• _Recorded information_:
━━━━

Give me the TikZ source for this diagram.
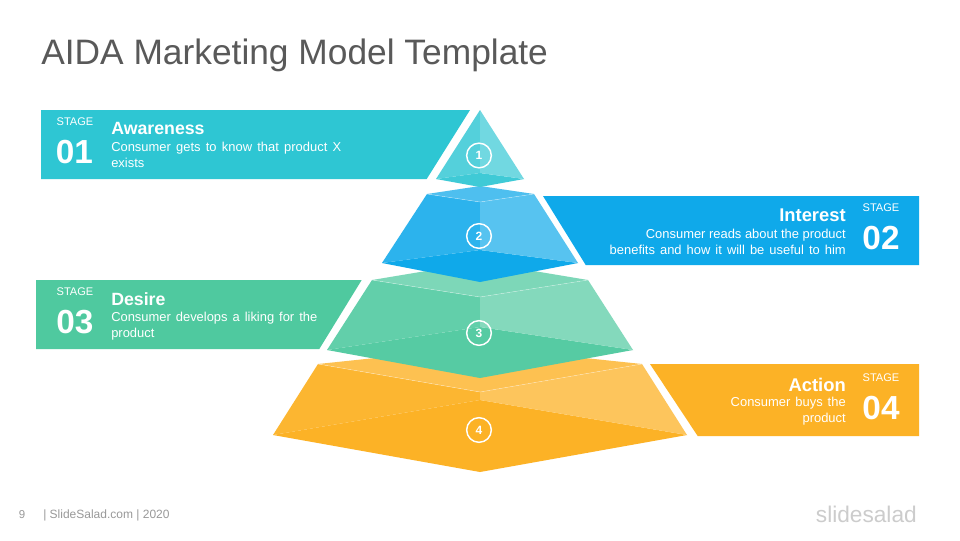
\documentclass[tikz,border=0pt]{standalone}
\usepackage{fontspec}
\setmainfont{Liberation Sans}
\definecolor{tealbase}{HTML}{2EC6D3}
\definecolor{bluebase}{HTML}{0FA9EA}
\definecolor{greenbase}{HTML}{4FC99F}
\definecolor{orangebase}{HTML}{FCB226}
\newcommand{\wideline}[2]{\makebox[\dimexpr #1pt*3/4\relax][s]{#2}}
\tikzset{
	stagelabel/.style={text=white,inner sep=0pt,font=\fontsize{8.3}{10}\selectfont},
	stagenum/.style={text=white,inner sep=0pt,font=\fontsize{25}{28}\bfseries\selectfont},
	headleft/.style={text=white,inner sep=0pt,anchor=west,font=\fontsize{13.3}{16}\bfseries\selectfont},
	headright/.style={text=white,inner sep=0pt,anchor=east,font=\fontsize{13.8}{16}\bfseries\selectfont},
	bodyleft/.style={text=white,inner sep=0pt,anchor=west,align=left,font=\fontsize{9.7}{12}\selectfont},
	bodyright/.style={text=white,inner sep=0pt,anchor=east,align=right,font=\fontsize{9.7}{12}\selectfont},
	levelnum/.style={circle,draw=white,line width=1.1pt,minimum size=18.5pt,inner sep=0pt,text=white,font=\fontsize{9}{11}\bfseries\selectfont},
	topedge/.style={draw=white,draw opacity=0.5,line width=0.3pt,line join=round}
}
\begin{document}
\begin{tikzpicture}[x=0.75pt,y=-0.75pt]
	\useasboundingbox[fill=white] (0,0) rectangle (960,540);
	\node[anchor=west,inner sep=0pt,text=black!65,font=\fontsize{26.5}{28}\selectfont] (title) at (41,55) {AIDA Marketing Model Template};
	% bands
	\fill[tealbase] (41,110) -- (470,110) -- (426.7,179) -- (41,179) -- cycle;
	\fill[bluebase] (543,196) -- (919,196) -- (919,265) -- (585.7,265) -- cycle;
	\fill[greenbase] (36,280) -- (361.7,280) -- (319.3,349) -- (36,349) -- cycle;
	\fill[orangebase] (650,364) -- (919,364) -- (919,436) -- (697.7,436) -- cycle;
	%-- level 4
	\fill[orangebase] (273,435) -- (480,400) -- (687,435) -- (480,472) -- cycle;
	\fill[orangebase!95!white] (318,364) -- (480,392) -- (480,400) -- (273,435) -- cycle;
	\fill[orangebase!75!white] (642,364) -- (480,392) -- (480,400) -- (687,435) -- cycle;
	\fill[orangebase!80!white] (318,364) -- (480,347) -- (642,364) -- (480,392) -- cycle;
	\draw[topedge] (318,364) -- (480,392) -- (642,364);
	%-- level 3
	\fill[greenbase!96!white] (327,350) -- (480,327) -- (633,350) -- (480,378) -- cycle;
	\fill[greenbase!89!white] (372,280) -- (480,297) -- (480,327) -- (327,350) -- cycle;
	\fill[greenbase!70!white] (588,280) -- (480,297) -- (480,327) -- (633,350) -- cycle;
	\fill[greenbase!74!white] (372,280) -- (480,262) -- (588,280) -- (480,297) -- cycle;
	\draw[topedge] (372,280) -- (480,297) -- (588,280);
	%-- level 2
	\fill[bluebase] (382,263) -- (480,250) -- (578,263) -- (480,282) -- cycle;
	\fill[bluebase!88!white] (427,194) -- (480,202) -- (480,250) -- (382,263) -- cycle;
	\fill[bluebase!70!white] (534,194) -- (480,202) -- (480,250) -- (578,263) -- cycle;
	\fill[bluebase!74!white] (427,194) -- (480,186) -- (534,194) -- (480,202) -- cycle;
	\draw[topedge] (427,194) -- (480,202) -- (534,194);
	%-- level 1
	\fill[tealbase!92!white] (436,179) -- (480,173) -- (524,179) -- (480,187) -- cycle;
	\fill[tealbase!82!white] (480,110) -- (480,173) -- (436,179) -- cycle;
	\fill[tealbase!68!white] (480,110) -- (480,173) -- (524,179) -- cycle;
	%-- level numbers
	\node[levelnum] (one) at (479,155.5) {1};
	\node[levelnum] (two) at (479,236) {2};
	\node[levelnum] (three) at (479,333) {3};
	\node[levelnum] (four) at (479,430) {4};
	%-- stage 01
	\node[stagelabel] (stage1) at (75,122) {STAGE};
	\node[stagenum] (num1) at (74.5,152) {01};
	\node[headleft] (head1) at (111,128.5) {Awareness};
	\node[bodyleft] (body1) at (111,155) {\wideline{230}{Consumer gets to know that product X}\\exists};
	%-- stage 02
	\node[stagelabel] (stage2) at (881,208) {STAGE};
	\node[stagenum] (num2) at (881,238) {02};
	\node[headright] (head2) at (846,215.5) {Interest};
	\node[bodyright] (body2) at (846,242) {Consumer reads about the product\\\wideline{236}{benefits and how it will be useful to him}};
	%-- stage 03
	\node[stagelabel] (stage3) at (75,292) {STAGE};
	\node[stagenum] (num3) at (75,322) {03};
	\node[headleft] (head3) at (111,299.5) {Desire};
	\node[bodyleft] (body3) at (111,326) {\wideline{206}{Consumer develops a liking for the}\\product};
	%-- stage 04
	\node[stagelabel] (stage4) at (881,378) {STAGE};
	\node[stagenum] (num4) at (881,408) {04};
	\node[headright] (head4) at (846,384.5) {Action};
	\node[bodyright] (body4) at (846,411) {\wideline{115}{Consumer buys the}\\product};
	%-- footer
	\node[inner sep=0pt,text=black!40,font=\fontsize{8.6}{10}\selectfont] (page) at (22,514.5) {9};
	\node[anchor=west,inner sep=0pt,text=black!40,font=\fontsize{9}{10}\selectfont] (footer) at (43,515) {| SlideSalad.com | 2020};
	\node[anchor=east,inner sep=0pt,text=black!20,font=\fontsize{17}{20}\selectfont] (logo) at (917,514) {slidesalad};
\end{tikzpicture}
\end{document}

━━━━

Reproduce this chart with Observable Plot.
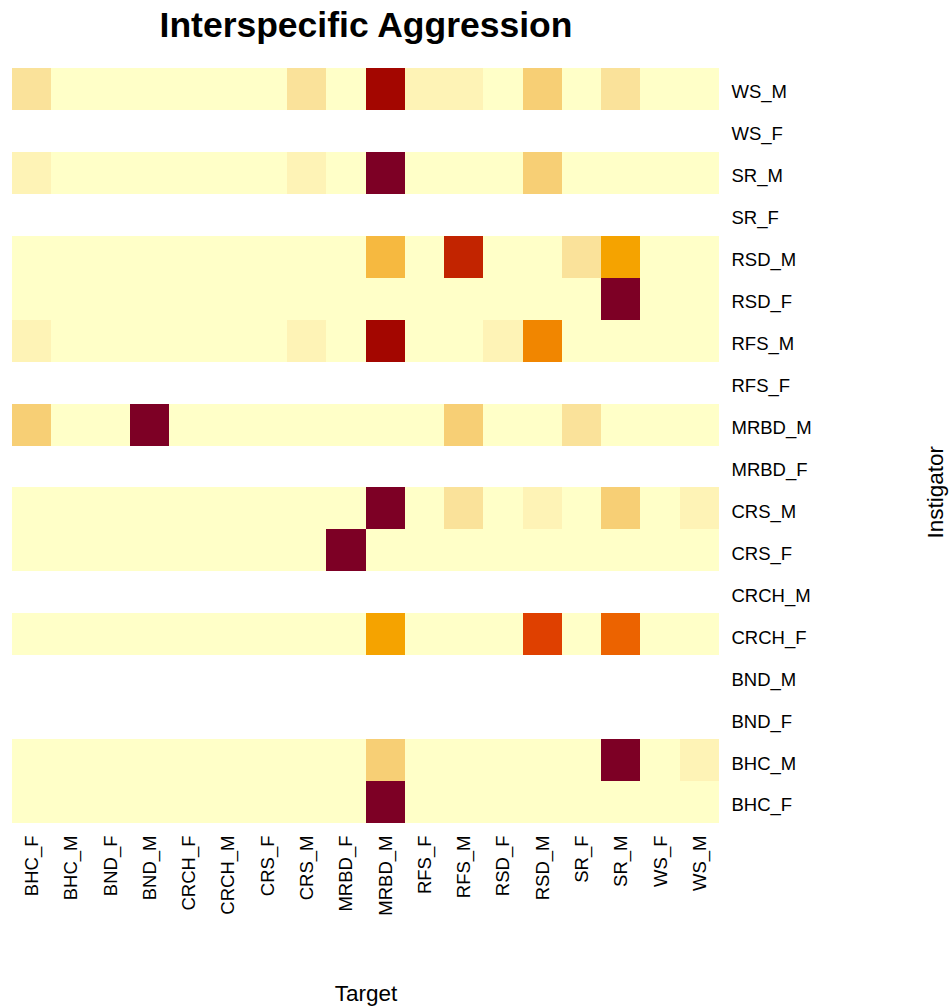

━━━━

• _Given request_:
Gather and return every line that holds the string "this".

• _Solution_:
Give me the TikZ source for this diagram.
Reproduce this chart with Observable Plot.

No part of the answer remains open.